<<<<
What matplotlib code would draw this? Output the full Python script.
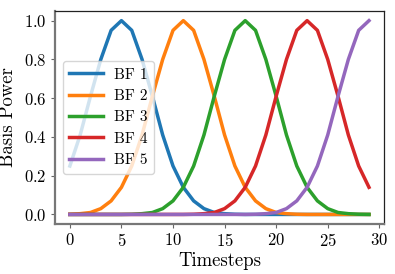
import numpy as np
import matplotlib.pyplot as plt

# basis function values, one per timestep 0..29
timesteps = list(range(30))
bf1 = [0.25, 0.41, 0.61, 0.80, 0.95, 1.00, 0.95, 0.80, 0.61, 0.41,
       0.25, 0.14, 0.07, 0.03, 0.01, 0.004, 0.001, 0, 0, 0,
       0, 0, 0, 0, 0, 0, 0, 0, 0, 0]
bf2 = [0.001, 0.004, 0.01, 0.03, 0.07, 0.14, 0.25, 0.41, 0.61, 0.80,
       0.95, 1.00, 0.95, 0.80, 0.61, 0.41, 0.25, 0.14, 0.07, 0.03,
       0.01, 0.004, 0.001, 0, 0, 0, 0, 0, 0, 0]
bf3 = [0, 0, 0, 0, 0, 0, 0.001, 0.004, 0.01, 0.03,
       0.07, 0.14, 0.25, 0.41, 0.61, 0.80, 0.95, 1.00, 0.95, 0.80,
       0.61, 0.41, 0.25, 0.14, 0.07, 0.03, 0.01, 0.004, 0.001, 0]
bf4 = [0, 0, 0, 0, 0, 0, 0, 0, 0, 0,
       0, 0, 0.001, 0.004, 0.01, 0.03, 0.07, 0.14, 0.25, 0.41,
       0.61, 0.80, 0.95, 1.00, 0.95, 0.80, 0.61, 0.41, 0.25, 0.14]
bf5 = [0, 0, 0, 0, 0, 0, 0, 0, 0, 0,
       0, 0, 0, 0, 0, 0, 0, 0, 0.001, 0.004,
       0.01, 0.03, 0.07, 0.14, 0.25, 0.41, 0.61, 0.80, 0.95, 1.00]
labels = ['BF 1', 'BF 2', 'BF 3', 'BF 4', 'BF 5']

plt.rcParams['font.family'] = 'cmr10'
plt.rcParams['axes.formatter.use_mathtext'] = True
plt.rcParams['mathtext.fontset'] = 'cm'

fig, ax = plt.subplots(figsize=(3.95, 2.74), dpi=100)
fig.subplots_adjust(left=0.139, right=0.972, top=0.96, bottom=0.182)

for series, lab in zip([bf1, bf2, bf3, bf4, bf5], labels):
    ax.plot(timesteps, series, lw=2.5, label=lab)

ax.set_xticks([0, 5, 10, 15, 20, 25, 30])
ax.set_yticks([0.0, 0.2, 0.4, 0.6, 0.8, 1.0])
ax.set_xlabel('Timesteps', fontsize=13.5, labelpad=2)
ax.set_ylabel('Basis Power', fontsize=13.5, labelpad=5)
ax.tick_params(labelsize=12, length=3, color='#666666', pad=3)

for side in ['left', 'bottom']:
    ax.spines[side].set_color('#777777')
    ax.spines[side].set_linewidth(1.6)
for side in ['top', 'right']:
    ax.spines[side].set_color('#222222')
    ax.spines[side].set_linewidth(0.9)

ax.legend(loc='center left', fontsize=11, handlelength=2.2,
          handletextpad=0.7, labelspacing=0.5, borderpad=0.45,
          framealpha=0.8)

plt.savefig('out.png', dpi=100)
>>>>
▸ Problem description
Leave out the pictures and repeat exactly the lines from the start of the material through the line that contains "import matplotlib.pyplot as plt", both included.

▸ Full response
What matplotlib code would draw this? Output the full Python script.
import numpy as np
import matplotlib.pyplot as plt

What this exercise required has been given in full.